- REQUIREMENT -
Reproduce the material below line by line, beginning with its first line and ending with the line that contains "import pandas as pd"; leave out pictures.

- DATA EXTRACT -
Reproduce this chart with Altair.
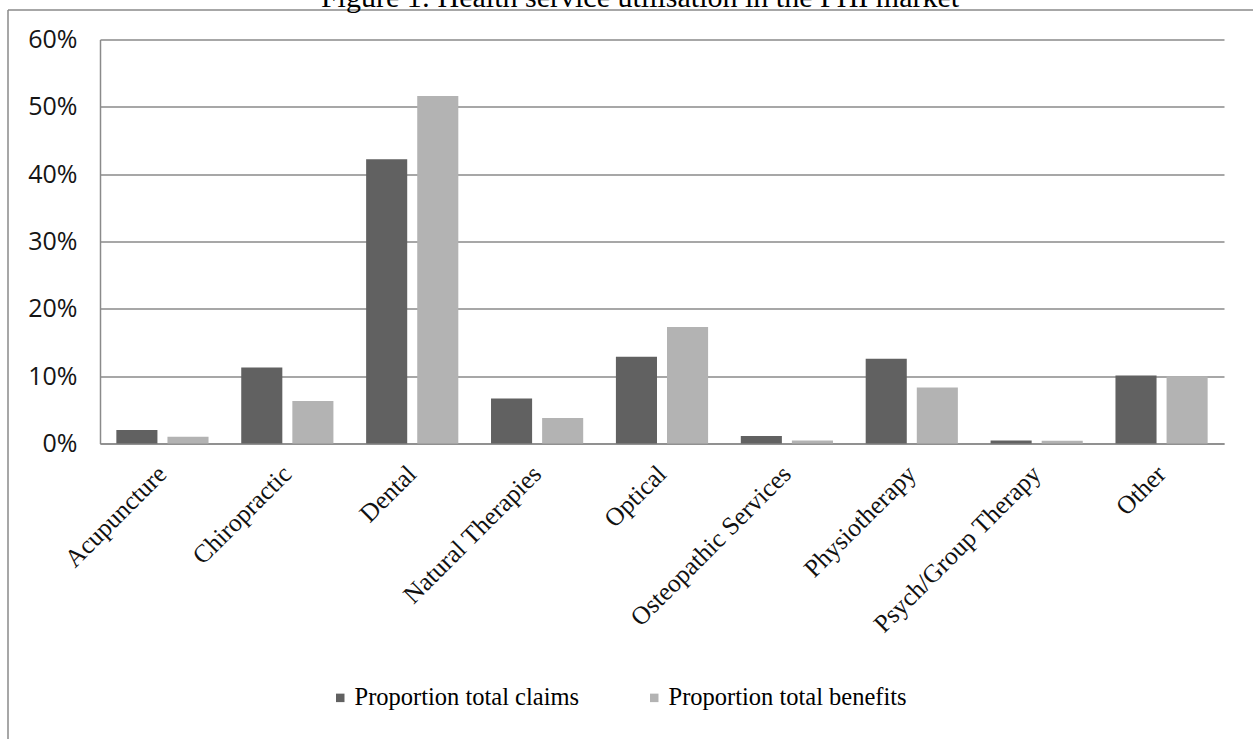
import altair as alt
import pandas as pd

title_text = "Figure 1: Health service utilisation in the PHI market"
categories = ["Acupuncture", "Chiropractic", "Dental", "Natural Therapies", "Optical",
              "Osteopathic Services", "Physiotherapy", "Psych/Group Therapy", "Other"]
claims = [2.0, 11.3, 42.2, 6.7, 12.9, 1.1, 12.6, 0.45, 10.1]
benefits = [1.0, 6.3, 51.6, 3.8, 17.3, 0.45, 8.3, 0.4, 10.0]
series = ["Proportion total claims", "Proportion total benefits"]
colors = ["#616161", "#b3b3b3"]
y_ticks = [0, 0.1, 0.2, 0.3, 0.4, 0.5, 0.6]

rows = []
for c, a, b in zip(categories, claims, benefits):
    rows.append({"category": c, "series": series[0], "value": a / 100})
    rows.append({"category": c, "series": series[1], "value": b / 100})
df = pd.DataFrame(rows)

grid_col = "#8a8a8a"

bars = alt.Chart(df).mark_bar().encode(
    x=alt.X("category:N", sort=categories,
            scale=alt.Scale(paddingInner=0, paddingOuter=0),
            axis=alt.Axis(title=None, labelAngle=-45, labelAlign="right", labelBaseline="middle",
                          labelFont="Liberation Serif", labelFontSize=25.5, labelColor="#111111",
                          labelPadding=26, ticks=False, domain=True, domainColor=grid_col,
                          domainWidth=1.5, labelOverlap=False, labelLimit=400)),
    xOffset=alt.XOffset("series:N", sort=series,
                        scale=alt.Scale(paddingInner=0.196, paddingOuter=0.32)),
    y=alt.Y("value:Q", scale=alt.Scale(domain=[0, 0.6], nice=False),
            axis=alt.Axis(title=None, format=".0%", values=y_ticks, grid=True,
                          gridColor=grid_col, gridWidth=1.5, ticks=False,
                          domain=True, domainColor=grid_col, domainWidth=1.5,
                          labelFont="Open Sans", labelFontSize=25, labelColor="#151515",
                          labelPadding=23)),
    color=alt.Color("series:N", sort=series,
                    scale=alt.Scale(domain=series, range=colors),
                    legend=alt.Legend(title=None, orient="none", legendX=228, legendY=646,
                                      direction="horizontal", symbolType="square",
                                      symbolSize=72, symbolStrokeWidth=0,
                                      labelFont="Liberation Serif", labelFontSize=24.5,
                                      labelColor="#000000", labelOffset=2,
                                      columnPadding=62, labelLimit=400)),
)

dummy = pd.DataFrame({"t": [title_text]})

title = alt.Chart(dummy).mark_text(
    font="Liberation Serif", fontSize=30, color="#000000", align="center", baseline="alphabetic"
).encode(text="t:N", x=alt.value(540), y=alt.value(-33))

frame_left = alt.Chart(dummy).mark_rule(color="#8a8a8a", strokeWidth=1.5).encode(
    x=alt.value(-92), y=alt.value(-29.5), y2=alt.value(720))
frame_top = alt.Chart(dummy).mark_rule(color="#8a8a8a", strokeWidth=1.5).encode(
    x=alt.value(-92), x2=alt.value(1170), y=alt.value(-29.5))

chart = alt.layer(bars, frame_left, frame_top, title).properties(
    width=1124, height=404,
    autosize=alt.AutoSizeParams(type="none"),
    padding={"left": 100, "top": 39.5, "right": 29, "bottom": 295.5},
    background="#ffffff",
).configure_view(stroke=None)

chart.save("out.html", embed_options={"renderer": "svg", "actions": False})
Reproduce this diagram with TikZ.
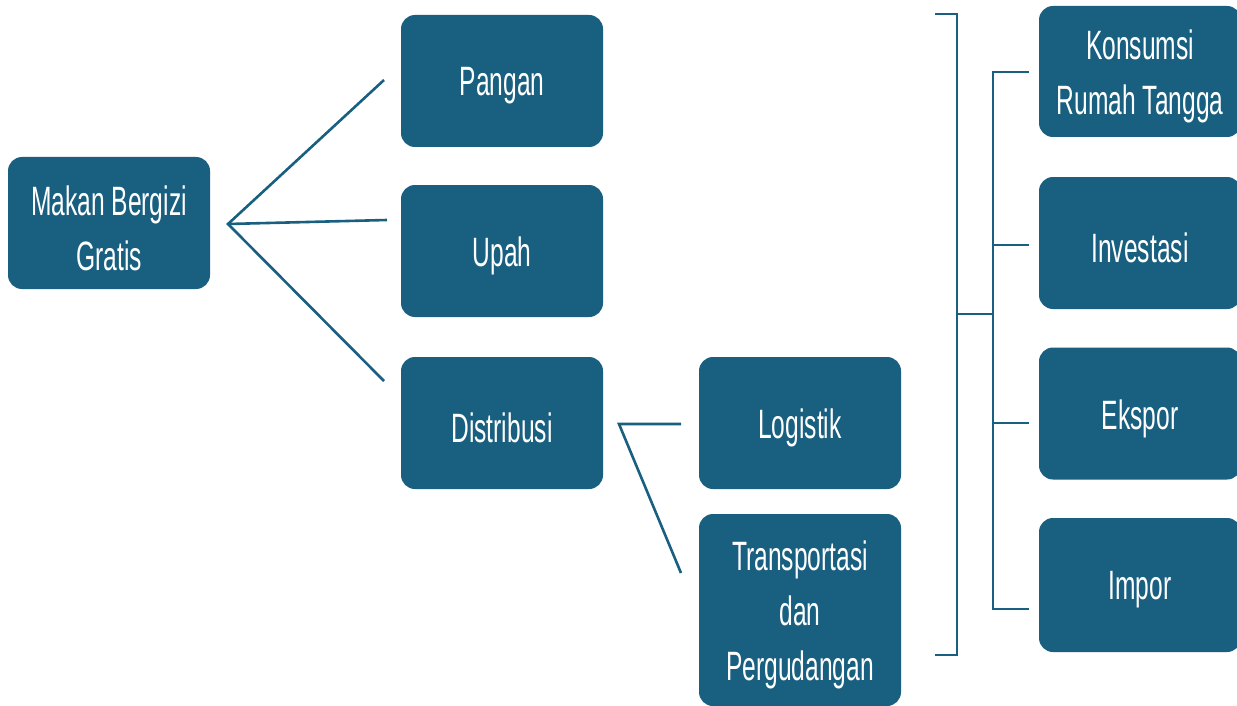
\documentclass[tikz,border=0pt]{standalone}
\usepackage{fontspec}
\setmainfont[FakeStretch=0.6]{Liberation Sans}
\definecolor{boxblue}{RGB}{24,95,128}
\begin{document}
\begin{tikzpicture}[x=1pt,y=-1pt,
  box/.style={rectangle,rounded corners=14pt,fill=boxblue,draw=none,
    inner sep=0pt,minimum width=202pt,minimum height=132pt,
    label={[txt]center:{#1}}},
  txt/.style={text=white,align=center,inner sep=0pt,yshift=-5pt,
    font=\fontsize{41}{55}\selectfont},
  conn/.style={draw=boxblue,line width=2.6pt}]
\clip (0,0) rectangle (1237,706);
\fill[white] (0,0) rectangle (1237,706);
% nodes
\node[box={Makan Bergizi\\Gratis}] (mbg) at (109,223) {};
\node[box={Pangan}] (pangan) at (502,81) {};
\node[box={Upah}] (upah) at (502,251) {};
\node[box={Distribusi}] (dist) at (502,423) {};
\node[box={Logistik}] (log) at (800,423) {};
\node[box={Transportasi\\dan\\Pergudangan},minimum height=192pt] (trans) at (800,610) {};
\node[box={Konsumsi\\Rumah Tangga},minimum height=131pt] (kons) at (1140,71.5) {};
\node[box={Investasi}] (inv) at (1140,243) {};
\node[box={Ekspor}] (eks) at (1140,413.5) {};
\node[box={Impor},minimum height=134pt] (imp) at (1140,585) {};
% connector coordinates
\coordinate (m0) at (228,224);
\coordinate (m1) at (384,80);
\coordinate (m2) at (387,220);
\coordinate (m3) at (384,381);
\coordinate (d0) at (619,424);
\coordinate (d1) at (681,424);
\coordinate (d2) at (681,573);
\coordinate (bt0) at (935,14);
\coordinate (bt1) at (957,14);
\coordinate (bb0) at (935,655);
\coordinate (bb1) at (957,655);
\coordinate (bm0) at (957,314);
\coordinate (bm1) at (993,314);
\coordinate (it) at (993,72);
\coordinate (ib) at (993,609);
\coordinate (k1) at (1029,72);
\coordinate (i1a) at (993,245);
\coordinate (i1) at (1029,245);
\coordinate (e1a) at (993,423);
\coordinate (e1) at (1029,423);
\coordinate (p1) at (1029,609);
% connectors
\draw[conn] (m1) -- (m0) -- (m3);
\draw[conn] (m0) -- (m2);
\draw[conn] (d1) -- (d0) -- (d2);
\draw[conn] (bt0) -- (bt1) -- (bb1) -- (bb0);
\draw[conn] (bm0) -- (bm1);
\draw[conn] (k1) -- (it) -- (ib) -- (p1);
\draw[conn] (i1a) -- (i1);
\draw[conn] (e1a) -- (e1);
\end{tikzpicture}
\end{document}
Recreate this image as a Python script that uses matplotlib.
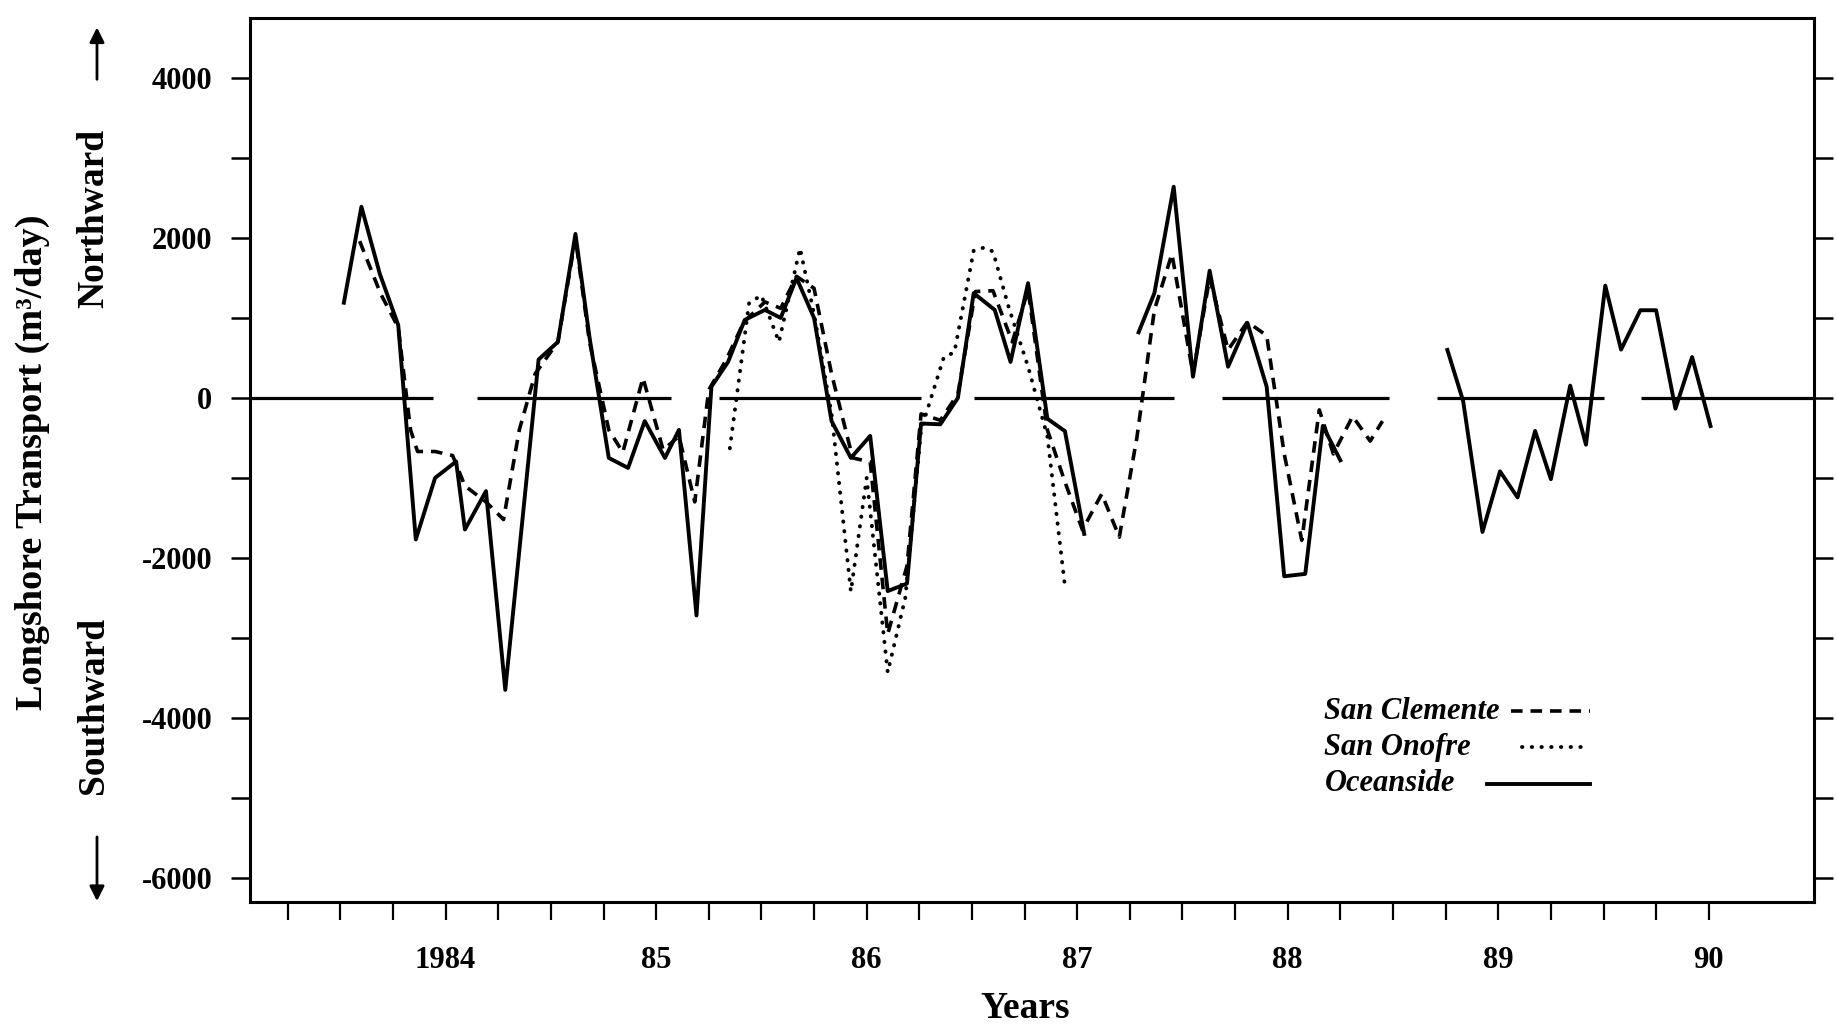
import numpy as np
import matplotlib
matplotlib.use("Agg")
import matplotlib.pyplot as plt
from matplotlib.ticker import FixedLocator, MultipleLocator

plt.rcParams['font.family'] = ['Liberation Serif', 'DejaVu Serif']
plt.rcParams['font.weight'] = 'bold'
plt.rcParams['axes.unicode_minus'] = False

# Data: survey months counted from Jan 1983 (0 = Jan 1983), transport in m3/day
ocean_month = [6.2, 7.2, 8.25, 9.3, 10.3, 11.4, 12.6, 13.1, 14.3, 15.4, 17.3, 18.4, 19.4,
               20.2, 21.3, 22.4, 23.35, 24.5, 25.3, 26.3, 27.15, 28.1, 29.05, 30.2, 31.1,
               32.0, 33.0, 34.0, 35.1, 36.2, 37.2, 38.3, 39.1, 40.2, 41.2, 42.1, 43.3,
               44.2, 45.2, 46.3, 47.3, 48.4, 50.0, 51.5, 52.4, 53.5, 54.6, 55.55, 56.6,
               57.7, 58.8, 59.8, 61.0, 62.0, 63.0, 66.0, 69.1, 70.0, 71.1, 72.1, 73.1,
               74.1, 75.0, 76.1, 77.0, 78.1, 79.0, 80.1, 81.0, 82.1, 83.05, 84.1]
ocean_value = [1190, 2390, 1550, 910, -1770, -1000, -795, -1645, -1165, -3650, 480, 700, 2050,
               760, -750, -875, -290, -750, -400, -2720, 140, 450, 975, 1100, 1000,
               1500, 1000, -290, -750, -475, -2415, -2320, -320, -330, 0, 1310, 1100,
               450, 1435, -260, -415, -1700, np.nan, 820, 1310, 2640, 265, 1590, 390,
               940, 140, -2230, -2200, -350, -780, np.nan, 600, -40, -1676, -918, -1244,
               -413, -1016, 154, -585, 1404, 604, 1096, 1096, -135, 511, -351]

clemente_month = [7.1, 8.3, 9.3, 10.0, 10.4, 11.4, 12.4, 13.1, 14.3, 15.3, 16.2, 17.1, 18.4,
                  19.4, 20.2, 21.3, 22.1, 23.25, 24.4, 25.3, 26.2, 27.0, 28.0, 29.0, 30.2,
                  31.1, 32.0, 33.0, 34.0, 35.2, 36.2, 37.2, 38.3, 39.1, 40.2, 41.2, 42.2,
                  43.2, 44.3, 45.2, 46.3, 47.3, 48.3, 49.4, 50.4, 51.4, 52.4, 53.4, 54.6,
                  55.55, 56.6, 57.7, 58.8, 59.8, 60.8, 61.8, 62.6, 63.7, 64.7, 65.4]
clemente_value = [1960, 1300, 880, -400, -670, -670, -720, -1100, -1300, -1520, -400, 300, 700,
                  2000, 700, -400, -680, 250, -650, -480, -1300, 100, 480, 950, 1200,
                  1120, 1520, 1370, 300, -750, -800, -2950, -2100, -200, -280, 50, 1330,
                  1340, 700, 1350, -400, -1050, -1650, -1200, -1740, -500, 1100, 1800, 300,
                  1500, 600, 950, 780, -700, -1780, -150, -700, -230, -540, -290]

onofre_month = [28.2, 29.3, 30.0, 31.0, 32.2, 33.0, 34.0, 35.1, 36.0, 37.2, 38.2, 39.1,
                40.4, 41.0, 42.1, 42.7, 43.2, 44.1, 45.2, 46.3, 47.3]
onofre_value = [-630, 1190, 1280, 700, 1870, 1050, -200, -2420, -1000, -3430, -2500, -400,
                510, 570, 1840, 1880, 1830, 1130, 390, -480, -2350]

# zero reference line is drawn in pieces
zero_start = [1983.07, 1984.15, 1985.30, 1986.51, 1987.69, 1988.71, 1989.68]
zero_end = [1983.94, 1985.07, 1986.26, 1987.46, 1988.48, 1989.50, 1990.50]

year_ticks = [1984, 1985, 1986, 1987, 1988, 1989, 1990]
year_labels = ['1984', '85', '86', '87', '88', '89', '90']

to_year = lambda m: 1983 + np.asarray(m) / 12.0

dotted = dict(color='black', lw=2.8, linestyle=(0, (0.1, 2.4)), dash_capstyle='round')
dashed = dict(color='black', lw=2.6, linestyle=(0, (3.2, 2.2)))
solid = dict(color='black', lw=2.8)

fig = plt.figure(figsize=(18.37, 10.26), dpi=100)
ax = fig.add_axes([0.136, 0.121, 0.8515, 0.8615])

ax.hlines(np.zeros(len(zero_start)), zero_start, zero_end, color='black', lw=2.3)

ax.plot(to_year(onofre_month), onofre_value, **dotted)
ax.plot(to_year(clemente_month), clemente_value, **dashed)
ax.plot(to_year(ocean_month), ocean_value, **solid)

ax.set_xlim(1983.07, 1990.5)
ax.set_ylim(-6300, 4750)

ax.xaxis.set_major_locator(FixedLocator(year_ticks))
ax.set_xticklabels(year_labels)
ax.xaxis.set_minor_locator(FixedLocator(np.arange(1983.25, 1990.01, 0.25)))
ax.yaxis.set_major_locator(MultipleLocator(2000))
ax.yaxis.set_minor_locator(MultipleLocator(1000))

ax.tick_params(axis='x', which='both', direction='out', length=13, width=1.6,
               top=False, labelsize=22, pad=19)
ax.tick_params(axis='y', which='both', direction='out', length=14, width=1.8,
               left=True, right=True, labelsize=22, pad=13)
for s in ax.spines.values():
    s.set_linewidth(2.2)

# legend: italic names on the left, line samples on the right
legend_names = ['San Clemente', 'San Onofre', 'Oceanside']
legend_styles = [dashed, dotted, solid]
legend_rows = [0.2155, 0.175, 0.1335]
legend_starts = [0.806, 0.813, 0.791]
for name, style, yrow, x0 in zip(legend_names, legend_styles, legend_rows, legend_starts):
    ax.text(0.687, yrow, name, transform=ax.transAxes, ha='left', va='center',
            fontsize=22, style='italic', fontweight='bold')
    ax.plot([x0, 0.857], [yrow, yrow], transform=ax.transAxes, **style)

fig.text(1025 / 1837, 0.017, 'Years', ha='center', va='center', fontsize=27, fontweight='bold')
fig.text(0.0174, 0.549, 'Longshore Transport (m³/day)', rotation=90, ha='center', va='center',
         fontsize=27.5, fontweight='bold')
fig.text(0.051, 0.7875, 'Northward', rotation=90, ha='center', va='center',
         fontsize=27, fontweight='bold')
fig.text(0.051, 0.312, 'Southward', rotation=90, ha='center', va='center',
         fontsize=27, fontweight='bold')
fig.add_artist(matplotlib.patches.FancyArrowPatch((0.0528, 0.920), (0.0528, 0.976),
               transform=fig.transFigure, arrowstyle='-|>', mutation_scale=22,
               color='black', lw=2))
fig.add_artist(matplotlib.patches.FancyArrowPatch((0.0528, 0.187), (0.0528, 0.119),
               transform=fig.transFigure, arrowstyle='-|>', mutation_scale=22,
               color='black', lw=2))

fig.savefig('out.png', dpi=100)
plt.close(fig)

- OUTPUT -
Reproduce this chart with Altair.
import altair as alt
import pandas as pd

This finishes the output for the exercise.